Beştepe sarayının bin küsur odası olduğu yansımıştı basına çok önceleri. Bu sarayın bir aylık giderinin 18 milyon lira olduğu bilgisi bile toplumu öfkelendirmeye yetip artmıştır.
Büyük törenlerle açılan Çanakkale köprüsünden en yoğun günlerde geçen araç sayısı 10 bini biraz geçebilmektedir. Oysa, işletmecisine günde 45 bin araç geçmiş gibi ödeme yapılmaktadır. Hangi insaf, hangi vicdan ve de ahlâk bu haksızlığı içine sindirebilir? Her felakette vatandaşına İBAN numarası veren iktidarı da unutmadan.

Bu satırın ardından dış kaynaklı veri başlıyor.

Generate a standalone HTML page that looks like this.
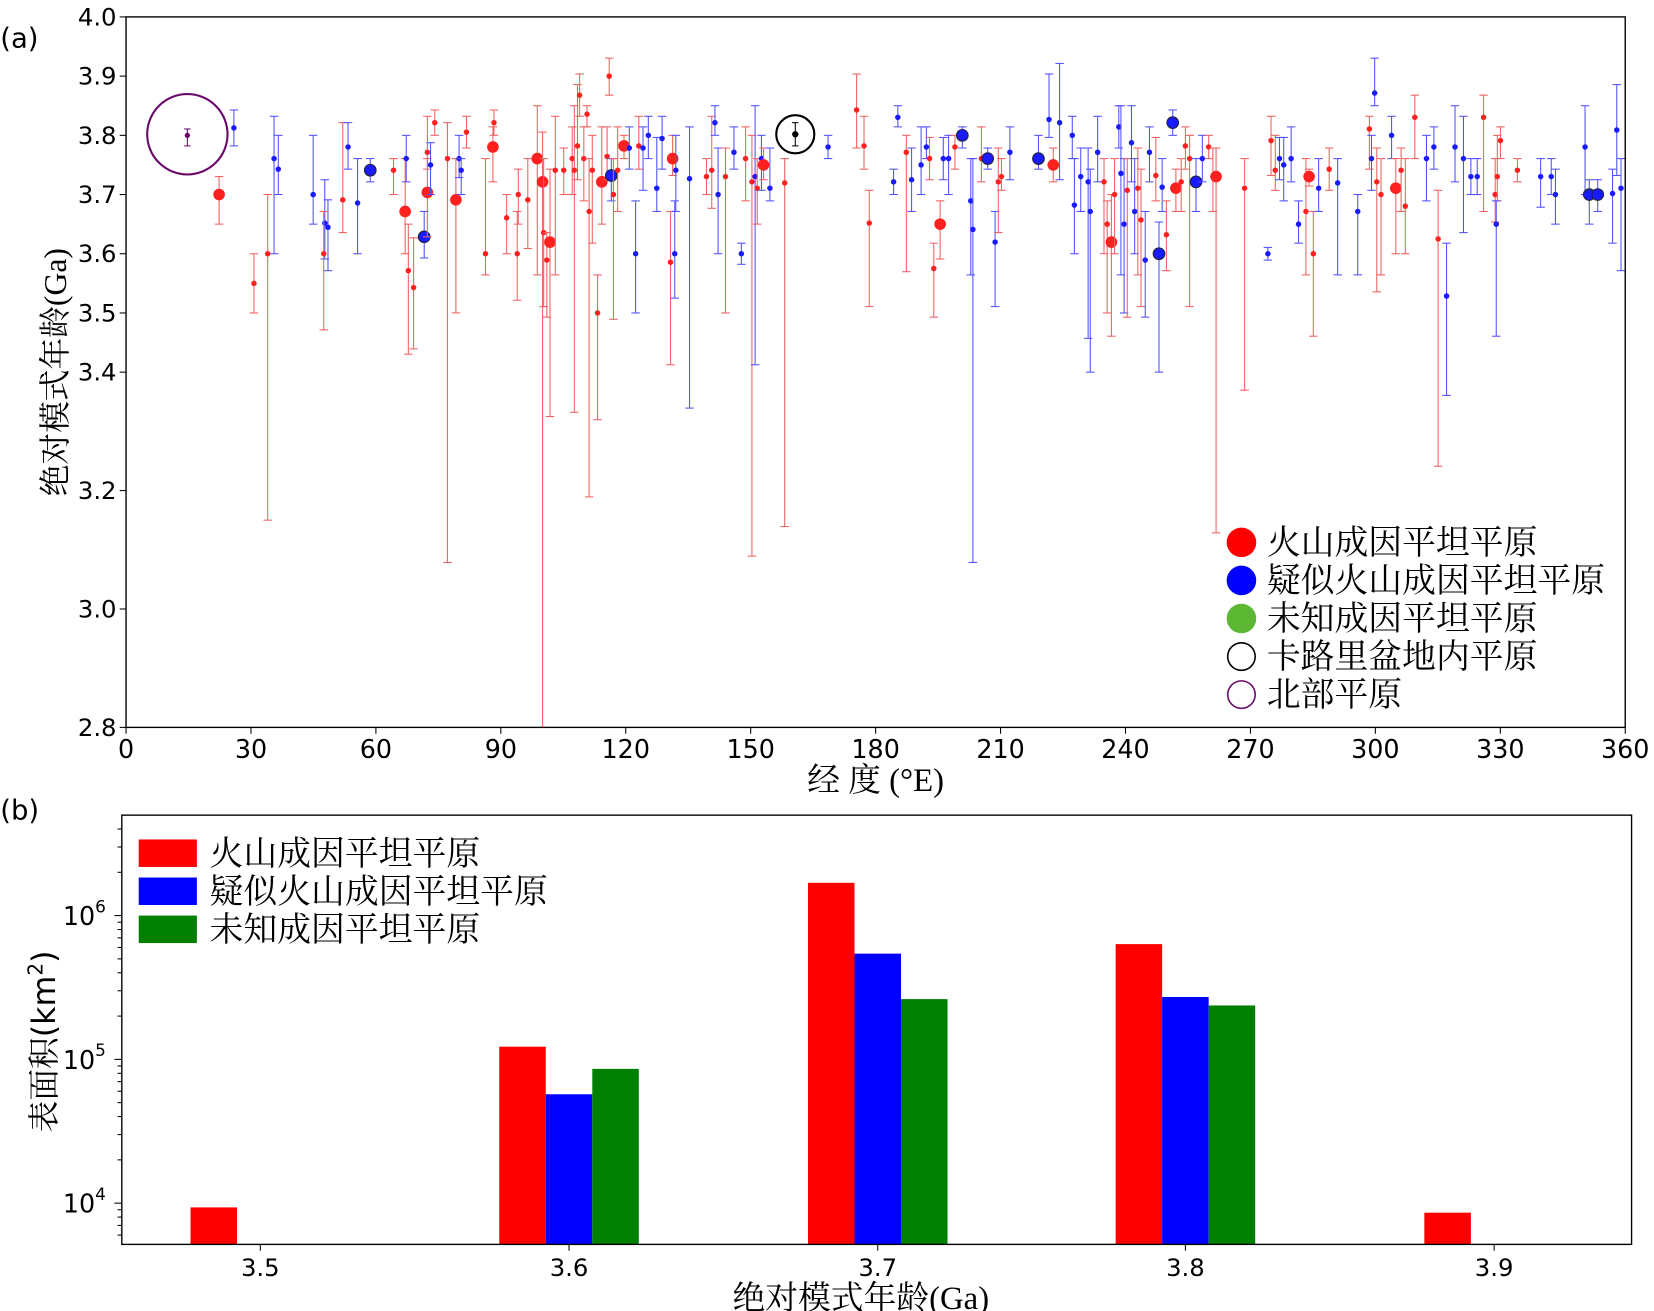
<!DOCTYPE html>
<html><head><meta charset="utf-8"><style>
html,body{margin:0;padding:0;background:#fff;}
svg{display:block;}
text{font-family:"DejaVu Sans","Liberation Sans",sans-serif;fill:#000;}
.cj{font-family:"Liberation Serif","Noto Serif CJK SC","Noto Sans CJK SC",serif;}
</style></head><body>
<svg id="s" width="1654" height="1311" viewBox="0 0 1564 1240" xmlns="http://www.w3.org/2000/svg">
<rect width="1564" height="1240" fill="#fff"/>
<g id="pts"></g>
<rect x="119" y="16" width="1418" height="672" fill="none" stroke="#000" stroke-width="1.3"/>
<g id="axa"></g>
<text x="0" y="45" font-size="26">(a)</text>
<text class="cj" x="828" y="748" font-size="31" text-anchor="middle">经 度 (°E)</text>
<text class="cj" transform="translate(62,352) rotate(-90)" font-size="30" text-anchor="middle">绝对模式年龄(Ga)</text>
<circle cx="1174" cy="513" r="14" fill="#f00"/>
<circle cx="1174" cy="549" r="14" fill="#00f"/>
<circle cx="1174" cy="585" r="14" fill="#5cb832"/>
<circle cx="1174" cy="621" r="13" fill="none" stroke="#000" stroke-width="1.5"/>
<circle cx="1174" cy="657" r="13" fill="none" stroke="#6a0a6a" stroke-width="1.5"/>
<g font-size="32">
<text class="cj" x="1198" y="524">火山成因平坦平原</text>
<text class="cj" x="1198" y="560">疑似火山成因平坦平原</text>
<text class="cj" x="1198" y="596">未知成因平坦平原</text>
<text class="cj" x="1198" y="632">卡路里盆地内平原</text>
<text class="cj" x="1198" y="668">北部平原</text>
</g>
<circle cx="177" cy="127" r="38" fill="none" stroke="#6a0a6a" stroke-width="2"/>
<line x1="177" y1="122" x2="177" y2="138" stroke="#6a0a6a"/><line x1="174" y1="122" x2="180" y2="122" stroke="#6a0a6a"/><line x1="174" y1="138" x2="180" y2="138" stroke="#6a0a6a"/><circle cx="177" cy="128" r="2.5" fill="#6a0a6a"/>
<circle cx="752" cy="127" r="18" fill="none" stroke="#000" stroke-width="2"/>
<line x1="752" y1="116" x2="752" y2="138" stroke="#000"/><line x1="749" y1="116" x2="755" y2="116" stroke="#000"/><line x1="749" y1="138" x2="755" y2="138" stroke="#000"/><circle cx="752" cy="127" r="3" fill="#000"/>

<g id="bars"></g>
<rect x="115" y="771" width="1428" height="406" fill="none" stroke="#000" stroke-width="1.3"/>
<g id="axb"></g>
<text x="0" y="775" font-size="26">(b)</text>
<rect x="131" y="794" width="55" height="26" fill="#f00"/>
<rect x="131" y="830" width="55" height="26" fill="#00f"/>
<rect x="131" y="866" width="55" height="26" fill="#007f00"/>
<text class="cj" x="198" y="818" font-size="32">火山成因平坦平原</text>
<text class="cj" x="198" y="854" font-size="32">疑似火山成因平坦平原</text>
<text class="cj" x="198" y="890" font-size="32">未知成因平坦平原</text>
<text class="cj" x="814" y="1238" font-size="31" text-anchor="middle">绝对模式年龄(Ga)</text>
<text transform="translate(52,985) rotate(-90)" font-size="30" text-anchor="middle"><tspan class="cj">表面积</tspan>(km<tspan font-size="19" dy="-12">2</tspan><tspan dy="12">)</tspan></text>
</svg>
<script>
var NS="http://www.w3.org/2000/svg";
function el(p,t,a,txt){var e=document.createElementNS(NS,t);for(var k in a)e.setAttribute(k,a[k]);if(txt!==undefined)e.textContent=txt;p.appendChild(e);return e;}
var axa=document.getElementById("axa");
for(var i=0;i<=12;i++){var x=119+i*1418/12;el(axa,"line",{x1:x,y1:688,x2:x,y2:694,stroke:"#000"});el(axa,"text",{x:x,y:717,"font-size":24,"text-anchor":"middle"},String(i*30));}
[4.0,3.9,3.8,3.7,3.6,3.5,3.4,3.2,3.0,2.8].forEach(function(v){var y=16+(4.0-v)*560;el(axa,"line",{x1:113,y1:y,x2:119,y2:y,stroke:"#000"});el(axa,"text",{x:110,y:y+8,"font-size":23,"text-anchor":"end"},v.toFixed(1));});
var D=[
[207,184,167,212,'r',1],[221,121,104,138,'b',0],[240,268,240,296,'r',0],[253,240,184,492,'r',0],[259,150,110,240,'b',0],[263,160,128,184,'b',0],
[296,184,128,212,'b',0],[307,211,170,245,'b',0],[310,215,189,256,'b',0],[306,240,200,312,'r',0],[324,189,116,220,'r',0],[329,139,116,160,'b',0],[338,192,150,240,'b',0],[350,161,150,172,'b',1],
[372,161,150,184,'r',0],[383,200,150,240,'r',1],[384,150,128,172,'b',0],[386,256,212,335,'r',0],[391,272,225,330,'r',0],[401,224,200,244,'b',1],[404,182,150,224,'r',1],[404,144,110,160,'r',0],[407,156,135,184,'b',0],[411,116,104,128,'r',0],[423,150,116,532,'r',0],[431,189,150,296,'r',1],[434,150,128,168,'b',0],[436,161,150,184,'b',0],[441,125,110,140,'r',0],
[459,240,150,260,'r',0],[466,139,120,172,'r',1],[467,116,104,128,'r',0],[479,206,184,240,'r',0],[489,240,200,284,'r',0],[490,184,160,212,'r',0],[499,189,150,235,'r',0],
[508,150,100,260,'r',1],[513,172,125,688,'r',1],[514,220,150,290,'r',0],[517,246,220,300,'r',0],[520,229,160,394,'r',1],[525,161,110,260,'r',0],[533,161,140,184,'r',0],[541,150,120,184,'r',0],[543,161,100,390,'r',0],[546,138,80,170,'r',0],[548,90,70,110,'r',0],
[552,150,120,190,'r',0],[555,108,100,120,'r',0],[557,200,150,470,'r',0],[560,161,128,230,'r',0],[565,296,260,397,'r',0],[569,172,120,212,'r',1],[574,148,120,170,'r',0],[576,72,55,90,'r',0],[578,166,150,190,'b',1],[580,184,150,302,'r',0],[584,161,120,200,'r',0],
[590,138,128,150,'r',1],[595,140,120,160,'b',0],[601,240,190,296,'b',0],[604,138,110,160,'r',0],[608,140,120,180,'b',0],[613,128,110,150,'b',0],[621,178,130,200,'b',0],[626,131,110,160,'b',0],[634,248,200,345,'r',0],[636,150,128,166,'r',1],[638,240,190,282,'b',0],[639,161,128,200,'b',0],[652,169,120,386,'b',0],
[668,167,150,184,'r',0],[673,161,110,197,'r',0],[676,116,100,128,'b',0],[679,184,140,240,'b',0],[686,167,140,296,'r',0],[694,144,120,160,'b',0],[701,240,230,250,'b',0],[705,150,120,190,'r',0],[711,172,128,526,'r',0],[714,167,100,345,'b',0],[716,178,150,212,'r',0],[720,150,128,180,'b',0],[722,156,140,170,'r',1],[728,178,140,190,'b',0],[742,173,150,498,'r',0],[783,139,128,150,'b',0],
[810,104,70,140,'r',0],[817,138,110,160,'r',0],[822,211,180,290,'r',0],[849,111,100,120,'b',0],[845,172,160,184,'b',0],[857,144,128,257,'r',0],[862,170,140,200,'b',0],[871,156,120,184,'b',0],[876,139,120,150,'b',0],[879,150,130,170,'r',0],[883,254,230,300,'r',0],[889,212,190,245,'r',1],[892,150,130,170,'b',0],[897,150,128,184,'b',0],[903,139,128,160,'r',0],[910,128,120,140,'b',1],[918,190,150,260,'b',0],[920,217,150,532,'b',0],[928,150,120,172,'r',0],[934,150,140,160,'b',1],[941,229,200,290,'b',0],[944,172,140,220,'r',0],[947,167,150,180,'r',0],[955,144,120,170,'b',0],
[982,150,128,160,'b',1],[996,156,140,172,'r',1],[992,113,70,130,'b',0],[1002,116,60,170,'b',0],[1014,128,110,150,'b',0],[1016,194,150,240,'b',0],[1022,167,140,200,'b',0],[1029,172,140,320,'b',0],[1031,200,160,352,'b',0],[1038,144,110,172,'b',0],[1044,172,150,240,'r',0],[1047,212,190,296,'r',0],[1051,229,184,318,'r',1],[1054,184,150,240,'r',0],[1058,120,100,140,'b',0],[1060,164,100,260,'b',0],[1063,212,150,296,'b',0],[1066,180,150,300,'r',0],[1070,135,100,172,'b',0],[1073,200,150,240,'b',0],[1076,178,140,260,'r',0],[1079,208,160,290,'r',0],[1083,246,200,300,'b',0],[1087,144,120,172,'b',0],[1093,166,130,190,'r',0],[1096,240,210,352,'b',1],[1099,177,150,200,'b',0],[1103,222,190,256,'r',0],[1109,116,104,128,'b',1],[1112,178,160,200,'r',1],[1117,172,150,200,'r',0],[1121,138,120,160,'r',0],[1125,150,128,290,'r',0],[1131,172,150,200,'b',1],[1137,150,128,172,'b',0],[1143,139,128,150,'r',0],[1147,167,140,200,'r',0],[1150,167,140,504,'r',1],
[1177,178,150,369,'r',0],[1199,240,234,246,'b',0],[1202,133,110,166,'r',0],[1206,161,128,180,'r',0],[1210,150,130,170,'b',0],[1214,156,130,190,'b',0],[1221,150,120,172,'b',0],[1228,212,190,230,'b',0],[1235,200,150,260,'r',0],[1238,167,160,176,'r',1],[1242,240,200,318,'r',0],[1247,178,150,200,'b',0],[1257,160,140,180,'r',0],[1265,173,150,260,'b',0],[1284,200,184,260,'b',0],[1295,122,110,160,'r',0],[1297,150,128,180,'b',0],[1300,88,55,100,'b',0],[1302,172,140,276,'r',0],[1306,184,150,260,'r',0],[1316,128,110,150,'b',0],[1320,178,150,240,'r',1],[1325,161,140,200,'r',0],[1329,195,150,240,'r',0],[1338,111,90,150,'r',0],[1349,150,128,190,'b',0],[1356,139,120,160,'b',0],[1360,226,180,441,'r',0],[1368,280,230,374,'b',0],[1376,139,100,172,'b',0],[1384,150,110,220,'b',0],[1391,167,150,184,'b',0],[1397,167,150,184,'b',0],[1403,111,90,200,'r',0],[1414,184,150,210,'r',0],[1416,167,128,190,'r',0],[1415,212,190,318,'b',0],[1419,133,120,150,'r',0],[1435,161,150,172,'r',0],[1457,167,150,196,'b',0],[1467,167,150,184,'b',0],[1471,184,160,212,'b',0],[1499,139,100,184,'b',0],[1503,184,170,212,'b',1],[1511,184,170,200,'b',1],[1525,183,160,230,'b',0],[1529,123,80,166,'b',0],[1533,178,150,256,'b',0]
];
var g=document.getElementById("pts");
D.forEach(function(d){var col=d[4]=='r'?'#ff2020':'#1a1aff';var lc=d[4]=='r'?'#f06060':'#5050ff';
el(g,"line",{x1:d[0],y1:d[2],x2:d[0],y2:d[3],stroke:lc,"stroke-width":1});
el(g,"line",{x1:d[0]-4,y1:d[2],x2:d[0]+4,y2:d[2],stroke:lc,"stroke-width":1});
el(g,"line",{x1:d[0]-4,y1:d[3],x2:d[0]+4,y2:d[3],stroke:lc,"stroke-width":1});
el(g,"circle",{cx:d[0],cy:d[1],r:d[5]?5.5:2.6,fill:col,stroke:d[5]&&d[4]=='b'?'#223':'none'});});
var axb=document.getElementById("axb");
function ly(v){return 1002-(Math.log10(v)-5)*136;}
[[6,866],[5,1002],[4,1138]].forEach(function(a){el(axb,"line",{x1:108,y1:a[1],x2:115,y2:a[1],stroke:"#000"});var t=el(axb,"text",{x:100,y:a[1]+9,"font-size":24,"text-anchor":"end"});t.innerHTML='10<tspan font-size="16" dy="-12">'+a[0]+'</tspan>';});
for(var e=3;e<=6;e++)for(var m=2;m<=9;m++){var y=ly(m*Math.pow(10,e));if(y>771&&y<1177)el(axb,"line",{x1:111,y1:y,x2:115,y2:y,stroke:"#000"});}
var cx=[246,538,830,1121,1413],lab=["3.5","3.6","3.7","3.8","3.9"];
cx.forEach(function(x,i){el(axb,"line",{x1:x,y1:1177,x2:x,y2:1183,stroke:"#000"});el(axb,"text",{x:x,y:1207,"font-size":23,"text-anchor":"middle"},lab[i]);});
var bars=document.getElementById("bars");
var H=[[1142,null,null],[990,1035,1011],[835,902,945],[893,943,951],[1147,null,null]];
var C=['#ff0000','#0000ff','#007f00'];
cx.forEach(function(x,i){for(var k=0;k<3;k++){if(H[i][k]==null)continue;el(bars,"rect",{x:x-66+k*44,y:H[i][k],width:44,height:1177-H[i][k],fill:C[k]});}});
</script>
</body></html>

Cumhurbaşkanının zaman zaman basın toplantısı yaptığına tanıklık ediyoruz. İzleyesim gelmese de salgın ve deprem gibi önemli süreçlerde izlemek durumunda kalıyorum. Basın toplantısında en ön sırada bakanlar kurulu üyeleri oturuyor. Yerli, yersiz cumhurbaşkanını alkışlıyorlar. Salonda basın var mı yok mu belirsiz. Her basın toplantısı şu sözlerle sonlanıyor :
“Allah yar ve yardımcınız olsun! Kalın sağlıcakla!”
Nasıl ki bilim yanlışlanabilir bir olguysa siyaset de benzer şekilde sorgulanabilir olmak zorundadır. Sorgulamayı yapacak olan başat kurumlardan birisi basındır. Basın toplantısında basının varlığı ya da yokluğu fark edilmiyorsa, tek bir soru sorulamıyorsa orada sorgulanamazlık var demektir.
12 Eylül öncesini ve elbette sonrasını yaşamış birisi olarak bu denli edilgenliğe tanık olmadım. Gazetecinin uçağa ve başka yerlere iliştirilmediği, görevini biraz olsun yapabildiği bir dönem beklentisi bile heyecanlandırmaya yeter kitleleri.
Depremi izleyerek projektör görmüş tavşana dönüşen Kızılay’ın bütçesinin Yeşilay’dan düşük olması kabul edilebilir mi?
Depreme hazırlıkla görevli ama kendisi depreme hazırlıksız olan AFAD’ı da unutmamak gerekir. Depremden sonraki saatlerde değil, günlerde bile yıkıntı altında kalan insanlardan yükselen yardım çığlıkları unutulabilir mi?
Her şeyin ötesinde devletsiz kaldığımızı fark ettik depremle birlikte. En kötü zamanda devletin bir güç olduğunu, kötü de olsa varlığının güvence olduğunu fark ettik özellikle tek kişilik iktidar döneminde.
Derin kuramsal çözümlemeler de elbette gereklidir.
Ama, ortalama yurttaş için günlük yaşam çok şeydir.
Oraya yansıyanlar, orada kendisini gösteren gerilimler bir anlam taşır.
İşin bu yanı göz ardı edilemeyecek denli önemlidir. Türkiye’yi sarsan son birkaç günde yaşananlar ve toplumun güçlü beklentisi de bu önemin kanıtı sayılmalıdır.